One other change I’d like to include in the less aggressive version of this is not canonicalizing based on fast-math flags, but that would require changes to the optimizer. Right now the optimizer does things like (X / Y) * Z ==> (X * Z) / Y when fast-math is enabled, just because it might enable other optimizations later. This seems too aggressive to me, but there’s nothing we can do about it at the moment. I just wanted to note it here as another thing I’d like to change with the -ffp-model=fast option when I can.

My question here is, is anyone using the -ffp-model option who would object to the changes I’m proposing above?

It’s an interesting observation that reassociation is actually pretty safe in practice, despite the fact that the definition gives us free reign to do transforms that completely destroy precision. Do you have any insight into what makes it safe? Is it just an implicit contract between compiler developers and scientific computing users that the transforms are limited in certain ways?
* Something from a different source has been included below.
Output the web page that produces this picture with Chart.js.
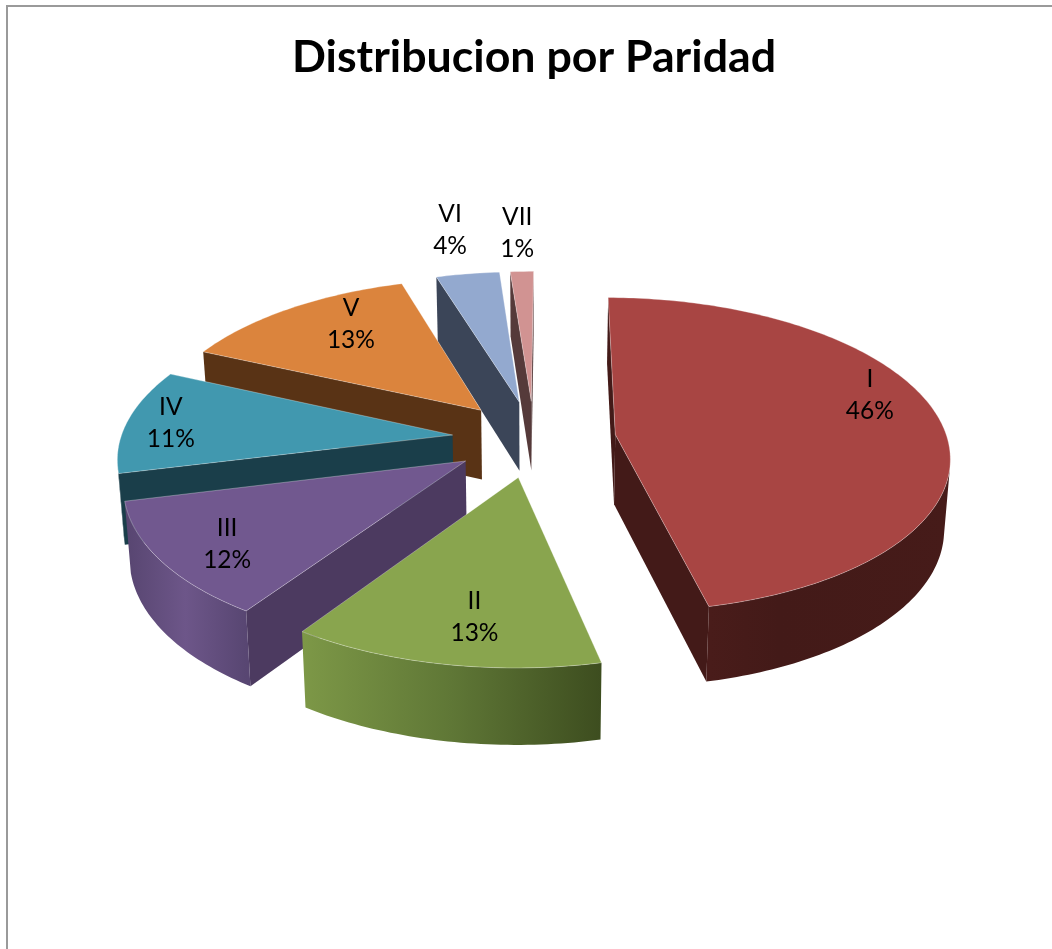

If we want to encourage people to use this mode, it’s probably worth spending some time revisiting the actual transforms we perform. We currently check isFast() and UnsafeFPMath in a bunch of places, and some of them probably should be checking “reassoc” instead.

I don’t have any specific opinion on the command line flags, beyond agreeing they’re messy.

I think what I’d say about reassociation is just that it’s often safe, it’s generally well understood, and there is more that you can do about it. The most common case where reassociation causes trouble is when you have code like r = a - b + x where a and b are of much greater magnitude than x. If the compiler reinterprets that as r = a - (b - x) the x term might disappear completely, but I think people who do a lot of numeric work understand this and wouldn’t be surprised by it. Once you find the problem, you can work around it with the __arithmetic_fence built-in or using the -fprotect-parens option.

The nnan and ninf settings are a bit more hazardous, because you can write code like this:

float foo(float x, float y) {
  if (isnan(x) || isnan(y)) {
    // Do something about NaN
  }
  // Do something with x and y
}

And if you compile it with finite-math-only, the optimizer will just eliminate the NaN checks, and more generally the optimizer will treat any code that it can prove produces NaN as UB and potentially eliminate it. That’s allowed by the option, but I don’t think it’s what most people want. You can’t even always fix that by using a pragma like float_control(precise, on) to protect the NaN checks, because the value tracker can still deduce that a value isn’t NaN in an instruction without the nnan flag set if it sees that the flag is set in the instruction that produced the value. I’m sure you remember my complaints about that from this thread.

On X86 the no-nan problem is even more insidious because the ucomiss instruction, which is often used for equality comparisons, sets the ZF, PF, and CF flags if one of the operands is NaN, but when the nnan option is set in the IR, the X86 backend doesn’t bother checking PF and ZF, so it reports that NaN is equal to everything. That makes for faster code if you really don’t ever have NaN values, but it one shows up, it can lead to a nasty bug.

All of that is what you signed up for if you use -ffinite-math-only but I suspect many people don’t realize they are signing up for it when they use -ffp-model=fast and I’d guess that some don’t even know -ffinite-math-only is going to be interpreted that broadly.

BTW, you make a good point about checking reassoc when that all we need, rather than isFast() because the change I am proposing will cause isFast() to return false.